Dataset excerpt |
####################

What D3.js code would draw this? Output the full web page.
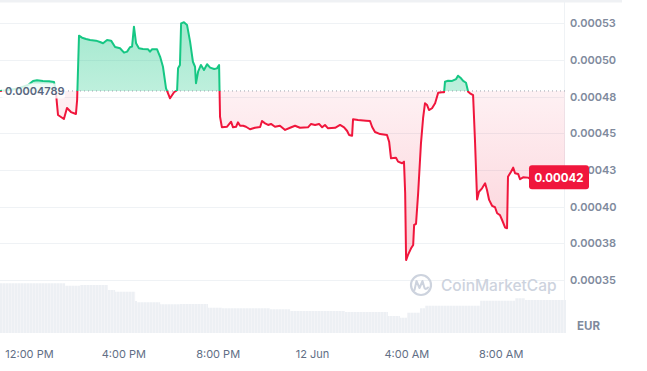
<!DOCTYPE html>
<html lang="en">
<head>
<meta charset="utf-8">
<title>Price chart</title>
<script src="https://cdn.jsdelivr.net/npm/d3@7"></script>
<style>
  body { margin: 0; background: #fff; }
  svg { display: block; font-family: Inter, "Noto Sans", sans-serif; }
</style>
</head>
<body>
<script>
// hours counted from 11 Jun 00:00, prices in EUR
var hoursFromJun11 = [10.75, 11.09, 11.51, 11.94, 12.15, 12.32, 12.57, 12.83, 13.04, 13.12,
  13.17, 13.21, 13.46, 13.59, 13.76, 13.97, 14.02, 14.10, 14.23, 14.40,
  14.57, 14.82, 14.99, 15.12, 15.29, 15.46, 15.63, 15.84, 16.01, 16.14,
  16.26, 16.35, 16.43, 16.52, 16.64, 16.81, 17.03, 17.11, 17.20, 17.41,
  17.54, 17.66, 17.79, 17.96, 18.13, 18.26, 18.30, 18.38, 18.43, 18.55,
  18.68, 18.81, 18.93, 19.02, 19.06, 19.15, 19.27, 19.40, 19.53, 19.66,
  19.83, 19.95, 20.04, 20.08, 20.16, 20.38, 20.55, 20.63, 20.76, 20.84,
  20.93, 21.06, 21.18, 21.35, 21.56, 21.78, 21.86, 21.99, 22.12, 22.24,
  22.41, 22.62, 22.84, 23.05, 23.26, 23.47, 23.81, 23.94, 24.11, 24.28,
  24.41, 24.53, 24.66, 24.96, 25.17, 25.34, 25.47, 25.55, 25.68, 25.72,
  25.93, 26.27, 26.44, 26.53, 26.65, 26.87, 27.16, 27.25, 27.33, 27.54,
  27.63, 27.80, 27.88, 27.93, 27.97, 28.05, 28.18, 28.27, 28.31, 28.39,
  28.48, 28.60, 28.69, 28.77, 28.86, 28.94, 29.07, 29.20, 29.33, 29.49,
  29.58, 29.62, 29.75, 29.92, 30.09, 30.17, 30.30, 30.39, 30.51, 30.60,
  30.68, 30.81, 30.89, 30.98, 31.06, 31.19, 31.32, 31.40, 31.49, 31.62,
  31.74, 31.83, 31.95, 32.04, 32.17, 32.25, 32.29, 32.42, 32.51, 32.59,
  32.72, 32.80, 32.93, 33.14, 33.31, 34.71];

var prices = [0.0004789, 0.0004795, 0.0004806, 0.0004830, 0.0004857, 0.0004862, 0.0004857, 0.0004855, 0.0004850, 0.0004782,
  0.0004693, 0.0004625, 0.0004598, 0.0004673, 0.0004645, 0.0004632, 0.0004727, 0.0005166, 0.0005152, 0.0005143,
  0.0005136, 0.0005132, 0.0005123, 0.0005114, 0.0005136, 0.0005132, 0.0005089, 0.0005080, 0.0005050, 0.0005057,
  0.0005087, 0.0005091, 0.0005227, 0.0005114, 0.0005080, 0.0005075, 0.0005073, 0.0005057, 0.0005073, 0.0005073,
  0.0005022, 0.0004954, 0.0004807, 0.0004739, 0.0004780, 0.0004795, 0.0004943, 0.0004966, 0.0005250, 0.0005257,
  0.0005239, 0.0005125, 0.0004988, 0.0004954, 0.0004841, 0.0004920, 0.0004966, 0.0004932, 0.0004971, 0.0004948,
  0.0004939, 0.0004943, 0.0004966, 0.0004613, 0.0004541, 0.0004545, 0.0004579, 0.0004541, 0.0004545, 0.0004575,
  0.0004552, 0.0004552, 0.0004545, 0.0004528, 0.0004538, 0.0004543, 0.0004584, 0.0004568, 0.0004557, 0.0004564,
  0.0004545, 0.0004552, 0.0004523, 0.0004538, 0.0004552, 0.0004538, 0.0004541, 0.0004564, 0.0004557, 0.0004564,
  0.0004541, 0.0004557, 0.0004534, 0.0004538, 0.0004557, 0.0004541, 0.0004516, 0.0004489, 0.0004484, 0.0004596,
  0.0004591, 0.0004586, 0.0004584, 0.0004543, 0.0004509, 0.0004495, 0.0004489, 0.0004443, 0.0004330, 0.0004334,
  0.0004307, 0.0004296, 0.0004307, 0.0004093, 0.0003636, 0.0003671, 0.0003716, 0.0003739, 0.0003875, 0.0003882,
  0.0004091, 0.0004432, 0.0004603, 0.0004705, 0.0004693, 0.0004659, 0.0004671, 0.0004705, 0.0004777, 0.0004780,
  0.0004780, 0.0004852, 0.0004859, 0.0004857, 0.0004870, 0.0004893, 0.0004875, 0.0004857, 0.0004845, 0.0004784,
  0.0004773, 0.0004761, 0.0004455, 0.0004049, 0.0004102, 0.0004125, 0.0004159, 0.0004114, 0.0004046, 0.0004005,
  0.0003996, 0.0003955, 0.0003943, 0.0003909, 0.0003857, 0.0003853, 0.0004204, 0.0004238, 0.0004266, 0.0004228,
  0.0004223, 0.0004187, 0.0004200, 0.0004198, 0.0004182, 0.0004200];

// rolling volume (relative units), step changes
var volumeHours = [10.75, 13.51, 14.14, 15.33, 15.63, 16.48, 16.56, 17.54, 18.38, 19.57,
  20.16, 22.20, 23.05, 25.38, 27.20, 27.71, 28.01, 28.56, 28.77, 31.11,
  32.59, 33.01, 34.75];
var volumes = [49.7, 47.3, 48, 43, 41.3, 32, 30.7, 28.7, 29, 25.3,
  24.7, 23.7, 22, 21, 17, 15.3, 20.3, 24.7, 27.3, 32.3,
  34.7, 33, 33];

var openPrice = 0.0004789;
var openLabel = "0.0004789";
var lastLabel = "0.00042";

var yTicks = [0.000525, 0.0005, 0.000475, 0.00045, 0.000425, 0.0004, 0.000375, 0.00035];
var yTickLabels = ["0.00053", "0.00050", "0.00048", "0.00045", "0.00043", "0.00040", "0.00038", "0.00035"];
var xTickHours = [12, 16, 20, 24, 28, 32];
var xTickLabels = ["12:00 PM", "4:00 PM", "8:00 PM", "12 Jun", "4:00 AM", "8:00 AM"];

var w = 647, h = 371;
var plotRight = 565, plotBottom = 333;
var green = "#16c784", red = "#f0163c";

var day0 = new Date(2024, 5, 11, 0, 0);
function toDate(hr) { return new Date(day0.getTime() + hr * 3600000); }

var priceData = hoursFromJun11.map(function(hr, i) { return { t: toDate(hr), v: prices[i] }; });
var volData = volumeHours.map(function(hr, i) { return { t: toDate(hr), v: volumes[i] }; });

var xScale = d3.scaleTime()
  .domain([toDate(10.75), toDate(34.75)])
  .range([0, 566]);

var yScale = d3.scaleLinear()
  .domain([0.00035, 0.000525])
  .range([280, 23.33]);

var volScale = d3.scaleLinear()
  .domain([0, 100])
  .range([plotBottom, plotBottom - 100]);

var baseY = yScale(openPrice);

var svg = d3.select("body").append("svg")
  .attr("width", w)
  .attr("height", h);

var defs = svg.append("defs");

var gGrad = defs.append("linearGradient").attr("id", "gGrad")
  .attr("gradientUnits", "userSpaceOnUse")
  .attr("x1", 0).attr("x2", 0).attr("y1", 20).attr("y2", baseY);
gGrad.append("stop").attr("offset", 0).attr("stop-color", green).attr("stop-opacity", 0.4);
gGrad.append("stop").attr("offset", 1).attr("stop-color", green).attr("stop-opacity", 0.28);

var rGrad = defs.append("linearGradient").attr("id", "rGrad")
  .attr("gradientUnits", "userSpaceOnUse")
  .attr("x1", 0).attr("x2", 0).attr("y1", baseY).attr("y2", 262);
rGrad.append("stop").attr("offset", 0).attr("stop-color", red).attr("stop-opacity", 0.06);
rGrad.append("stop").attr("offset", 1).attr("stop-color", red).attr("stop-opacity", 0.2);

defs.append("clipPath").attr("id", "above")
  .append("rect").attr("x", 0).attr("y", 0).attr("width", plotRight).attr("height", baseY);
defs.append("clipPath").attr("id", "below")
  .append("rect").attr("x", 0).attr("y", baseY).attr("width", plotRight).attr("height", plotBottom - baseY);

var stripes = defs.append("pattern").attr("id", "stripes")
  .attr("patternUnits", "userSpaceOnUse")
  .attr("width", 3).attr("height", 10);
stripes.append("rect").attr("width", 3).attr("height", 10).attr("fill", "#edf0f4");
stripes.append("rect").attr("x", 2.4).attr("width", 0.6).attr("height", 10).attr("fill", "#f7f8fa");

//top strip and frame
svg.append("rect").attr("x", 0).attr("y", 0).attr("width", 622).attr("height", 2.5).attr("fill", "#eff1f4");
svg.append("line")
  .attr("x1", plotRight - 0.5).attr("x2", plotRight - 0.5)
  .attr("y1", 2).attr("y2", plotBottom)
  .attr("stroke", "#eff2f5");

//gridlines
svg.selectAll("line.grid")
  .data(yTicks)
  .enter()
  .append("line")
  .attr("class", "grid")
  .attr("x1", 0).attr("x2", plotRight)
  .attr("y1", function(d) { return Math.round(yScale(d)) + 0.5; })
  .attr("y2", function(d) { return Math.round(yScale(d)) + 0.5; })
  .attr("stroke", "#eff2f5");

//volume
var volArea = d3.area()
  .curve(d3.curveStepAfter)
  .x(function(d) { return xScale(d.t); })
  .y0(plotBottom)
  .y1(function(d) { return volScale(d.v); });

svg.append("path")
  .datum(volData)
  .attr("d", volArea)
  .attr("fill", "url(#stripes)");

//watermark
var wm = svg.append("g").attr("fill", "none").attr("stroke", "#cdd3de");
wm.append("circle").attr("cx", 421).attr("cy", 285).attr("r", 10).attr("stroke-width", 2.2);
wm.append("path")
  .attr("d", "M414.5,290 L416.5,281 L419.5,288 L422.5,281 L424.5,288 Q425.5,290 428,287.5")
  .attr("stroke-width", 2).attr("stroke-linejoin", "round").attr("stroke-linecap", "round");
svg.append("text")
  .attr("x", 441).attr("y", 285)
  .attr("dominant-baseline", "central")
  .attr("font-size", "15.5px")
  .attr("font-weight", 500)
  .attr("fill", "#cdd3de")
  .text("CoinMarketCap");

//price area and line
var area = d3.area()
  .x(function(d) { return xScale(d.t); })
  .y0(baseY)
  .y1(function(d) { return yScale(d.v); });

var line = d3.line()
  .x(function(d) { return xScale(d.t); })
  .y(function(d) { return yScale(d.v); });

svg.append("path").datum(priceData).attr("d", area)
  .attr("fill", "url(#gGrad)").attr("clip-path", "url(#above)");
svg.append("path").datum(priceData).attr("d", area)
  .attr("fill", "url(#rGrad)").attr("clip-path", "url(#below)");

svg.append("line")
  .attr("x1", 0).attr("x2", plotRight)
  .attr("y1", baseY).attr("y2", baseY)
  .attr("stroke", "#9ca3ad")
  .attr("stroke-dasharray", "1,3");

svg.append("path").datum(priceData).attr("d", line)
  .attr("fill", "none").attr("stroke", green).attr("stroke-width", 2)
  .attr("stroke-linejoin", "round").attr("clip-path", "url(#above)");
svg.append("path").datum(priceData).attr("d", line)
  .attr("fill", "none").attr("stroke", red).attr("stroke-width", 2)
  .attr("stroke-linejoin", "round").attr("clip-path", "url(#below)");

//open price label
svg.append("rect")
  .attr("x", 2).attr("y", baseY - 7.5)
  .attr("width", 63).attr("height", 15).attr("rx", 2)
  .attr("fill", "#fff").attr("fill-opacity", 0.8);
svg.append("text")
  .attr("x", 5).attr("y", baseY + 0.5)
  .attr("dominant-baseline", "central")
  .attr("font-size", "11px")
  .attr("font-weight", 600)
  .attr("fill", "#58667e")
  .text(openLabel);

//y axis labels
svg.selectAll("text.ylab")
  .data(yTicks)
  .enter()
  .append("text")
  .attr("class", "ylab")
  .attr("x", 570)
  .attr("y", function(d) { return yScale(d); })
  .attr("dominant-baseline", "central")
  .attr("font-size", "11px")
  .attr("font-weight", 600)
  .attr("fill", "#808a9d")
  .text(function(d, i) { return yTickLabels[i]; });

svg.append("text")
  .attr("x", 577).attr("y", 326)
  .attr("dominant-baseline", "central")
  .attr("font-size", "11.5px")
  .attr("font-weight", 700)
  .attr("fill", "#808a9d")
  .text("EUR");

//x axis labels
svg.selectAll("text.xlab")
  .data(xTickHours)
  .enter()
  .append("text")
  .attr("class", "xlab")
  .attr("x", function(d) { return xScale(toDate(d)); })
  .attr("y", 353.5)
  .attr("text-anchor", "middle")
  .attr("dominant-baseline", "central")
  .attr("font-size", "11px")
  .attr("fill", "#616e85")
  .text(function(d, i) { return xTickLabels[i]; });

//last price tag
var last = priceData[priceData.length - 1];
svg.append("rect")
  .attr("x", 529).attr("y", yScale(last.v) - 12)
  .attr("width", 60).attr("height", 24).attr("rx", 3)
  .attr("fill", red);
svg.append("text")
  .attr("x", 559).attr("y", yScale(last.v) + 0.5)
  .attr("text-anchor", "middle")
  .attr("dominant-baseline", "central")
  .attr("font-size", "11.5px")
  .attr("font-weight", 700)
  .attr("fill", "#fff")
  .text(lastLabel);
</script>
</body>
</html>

####################

Do this |
Omitting all pictures, restate exactly the lines of the material from its start through the line that contains "32.72, 32.80, 32.93, 33.14, 33.31, 34.71];".

Solution for this problem |
What D3.js code would draw this? Output the full web page.
<!DOCTYPE html>
<html lang="en">
<head>
<meta charset="utf-8">
<title>Price chart</title>
<script src="https://cdn.jsdelivr.net/npm/d3@7"></script>
<style>
  body { margin: 0; background: #fff; }
  svg { display: block; font-family: Inter, "Noto Sans", sans-serif; }
</style>
</head>
<body>
<script>
// hours counted from 11 Jun 00:00, prices in EUR
var hoursFromJun11 = [10.75, 11.09, 11.51, 11.94, 12.15, 12.32, 12.57, 12.83, 13.04, 13.12,
  13.17, 13.21, 13.46, 13.59, 13.76, 13.97, 14.02, 14.10, 14.23, 14.40,
  14.57, 14.82, 14.99, 15.12, 15.29, 15.46, 15.63, 15.84, 16.01, 16.14,
  16.26, 16.35, 16.43, 16.52, 16.64, 16.81, 17.03, 17.11, 17.20, 17.41,
  17.54, 17.66, 17.79, 17.96, 18.13, 18.26, 18.30, 18.38, 18.43, 18.55,
  18.68, 18.81, 18.93, 19.02, 19.06, 19.15, 19.27, 19.40, 19.53, 19.66,
  19.83, 19.95, 20.04, 20.08, 20.16, 20.38, 20.55, 20.63, 20.76, 20.84,
  20.93, 21.06, 21.18, 21.35, 21.56, 21.78, 21.86, 21.99, 22.12, 22.24,
  22.41, 22.62, 22.84, 23.05, 23.26, 23.47, 23.81, 23.94, 24.11, 24.28,
  24.41, 24.53, 24.66, 24.96, 25.17, 25.34, 25.47, 25.55, 25.68, 25.72,
  25.93, 26.27, 26.44, 26.53, 26.65, 26.87, 27.16, 27.25, 27.33, 27.54,
  27.63, 27.80, 27.88, 27.93, 27.97, 28.05, 28.18, 28.27, 28.31, 28.39,
  28.48, 28.60, 28.69, 28.77, 28.86, 28.94, 29.07, 29.20, 29.33, 29.49,
  29.58, 29.62, 29.75, 29.92, 30.09, 30.17, 30.30, 30.39, 30.51, 30.60,
  30.68, 30.81, 30.89, 30.98, 31.06, 31.19, 31.32, 31.40, 31.49, 31.62,
  31.74, 31.83, 31.95, 32.04, 32.17, 32.25, 32.29, 32.42, 32.51, 32.59,
  32.72, 32.80, 32.93, 33.14, 33.31, 34.71];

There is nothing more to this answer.